(Directive): Return the material exactly as supplied, apart from the pictures, which are omitted.

►

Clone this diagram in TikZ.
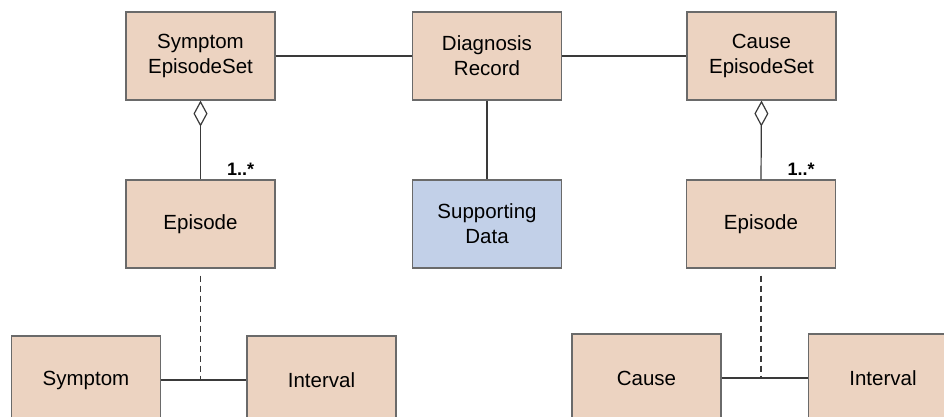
\documentclass[tikz,border=0pt]{standalone}
\usepackage{fontspec}
\setmainfont{Liberation Sans}
\usetikzlibrary{arrows.meta,calc}

\definecolor{class-fill-color}{HTML}{ECD3C1}
\definecolor{data-fill-color}{HTML}{C2D0E8}
\definecolor{class-border-color}{HTML}{6A6A6A}
\definecolor{link-color}{HTML}{3A3A3A}

\begin{document}
\begin{tikzpicture}[
x=1pt, y=-1pt,
class/.style={rectangle, draw=class-border-color, line width=1.2pt, fill=class-fill-color,
  minimum width=149pt, minimum height=88pt, inner sep=0pt, align=center,
  font=\fontsize{20.5}{25}\selectfont},
data/.style={class, fill=data-fill-color},
link/.style={draw=link-color, line width=1.2pt},
aggr/.style={link, {Diamond[open, length=26pt, width=14pt, line width=1.2pt]}-},
mult/.style={font=\fontsize{18}{20}\selectfont\bfseries, anchor=south west, inner sep=2pt}]
\clip (0,0) rectangle (944,416);

% top row
\node[class] (SymSet) at (200.5,56) {Symptom\\EpisodeSet};
\node[class] (DiagRec) at (487,56) {Diagnosis\\Record};
\node[class] (CauseSet) at (761.5,56) {Cause\\EpisodeSet};
%
% middle row
\node[class] (SymEp) at (200.5,224) {Episode};
\node[data] (SuppData) at (487,224) {Supporting\\Data};
\node[class] (CauseEp) at (761,224) {Episode};
%
% bottom row
\node[class] (Symptom) at (86,380) {Symptom};
\node[class] (SymInt) at (321.5,380) {Interval};
\node[class] (Cause) at (646.5,378) {Cause};
\node[class] (CauseInt) at (883,378) {Interval};

\draw[link] (SymSet) -- (DiagRec);
\draw[link] (DiagRec) -- (CauseSet);
\draw[link] (DiagRec) -- (SuppData);
%
\draw[aggr] (SymSet.south) -- (SymEp.north) node[mult, pos=1, xshift=24pt, yshift=1pt] {1..*};
\draw[aggr] (CauseSet.south) -- (CauseEp.north) node[mult, pos=1, xshift=24pt, yshift=1pt] {1..*};
%
\draw[link] (Symptom) -- (SymInt);
\draw[link] (Cause) -- (CauseInt);
\coordinate (SymJoin) at (SymEp.south |- Symptom.east);
\coordinate (CauseJoin) at (CauseEp.south |- Cause.east);
\draw[link, dash pattern=on 6pt off 4pt] ([yshift=-7pt]SymEp.south) -- (SymJoin);
\draw[link, dash pattern=on 6pt off 4pt] ([yshift=-7pt]CauseEp.south) -- (CauseJoin);

\end{tikzpicture}
\end{document}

◄

(Response to this exercise):
Clone this diagram in TikZ.
\documentclass[tikz,border=0pt]{standalone}
\usepackage{fontspec}
\setmainfont{Liberation Sans}
\usetikzlibrary{arrows.meta,calc}

\definecolor{class-fill-color}{HTML}{ECD3C1}
\definecolor{data-fill-color}{HTML}{C2D0E8}
\definecolor{class-border-color}{HTML}{6A6A6A}
\definecolor{link-color}{HTML}{3A3A3A}

\begin{document}
\begin{tikzpicture}[
x=1pt, y=-1pt,
class/.style={rectangle, draw=class-border-color, line width=1.2pt, fill=class-fill-color,
  minimum width=149pt, minimum height=88pt, inner sep=0pt, align=center,
  font=\fontsize{20.5}{25}\selectfont},
data/.style={class, fill=data-fill-color},
link/.style={draw=link-color, line width=1.2pt},
aggr/.style={link, {Diamond[open, length=26pt, width=14pt, line width=1.2pt]}-},
mult/.style={font=\fontsize{18}{20}\selectfont\bfseries, anchor=south west, inner sep=2pt}]
\clip (0,0) rectangle (944,416);

% top row
\node[class] (SymSet) at (200.5,56) {Symptom\\EpisodeSet};
\node[class] (DiagRec) at (487,56) {Diagnosis\\Record};
\node[class] (CauseSet) at (761.5,56) {Cause\\EpisodeSet};
%
% middle row
\node[class] (SymEp) at (200.5,224) {Episode};
\node[data] (SuppData) at (487,224) {Supporting\\Data};
\node[class] (CauseEp) at (761,224) {Episode};
%
% bottom row
\node[class] (Symptom) at (86,380) {Symptom};
\node[class] (SymInt) at (321.5,380) {Interval};
\node[class] (Cause) at (646.5,378) {Cause};
\node[class] (CauseInt) at (883,378) {Interval};

\draw[link] (SymSet) -- (DiagRec);
\draw[link] (DiagRec) -- (CauseSet);
\draw[link] (DiagRec) -- (SuppData);
%
\draw[aggr] (SymSet.south) -- (SymEp.north) node[mult, pos=1, xshift=24pt, yshift=1pt] {1..*};
\draw[aggr] (CauseSet.south) -- (CauseEp.north) node[mult, pos=1, xshift=24pt, yshift=1pt] {1..*};
%
\draw[link] (Symptom) -- (SymInt);
\draw[link] (Cause) -- (CauseInt);
\coordinate (SymJoin) at (SymEp.south |- Symptom.east);
\coordinate (CauseJoin) at (CauseEp.south |- Cause.east);
\draw[link, dash pattern=on 6pt off 4pt] ([yshift=-7pt]SymEp.south) -- (SymJoin);
\draw[link, dash pattern=on 6pt off 4pt] ([yshift=-7pt]CauseEp.south) -- (CauseJoin);

\end{tikzpicture}
\end{document}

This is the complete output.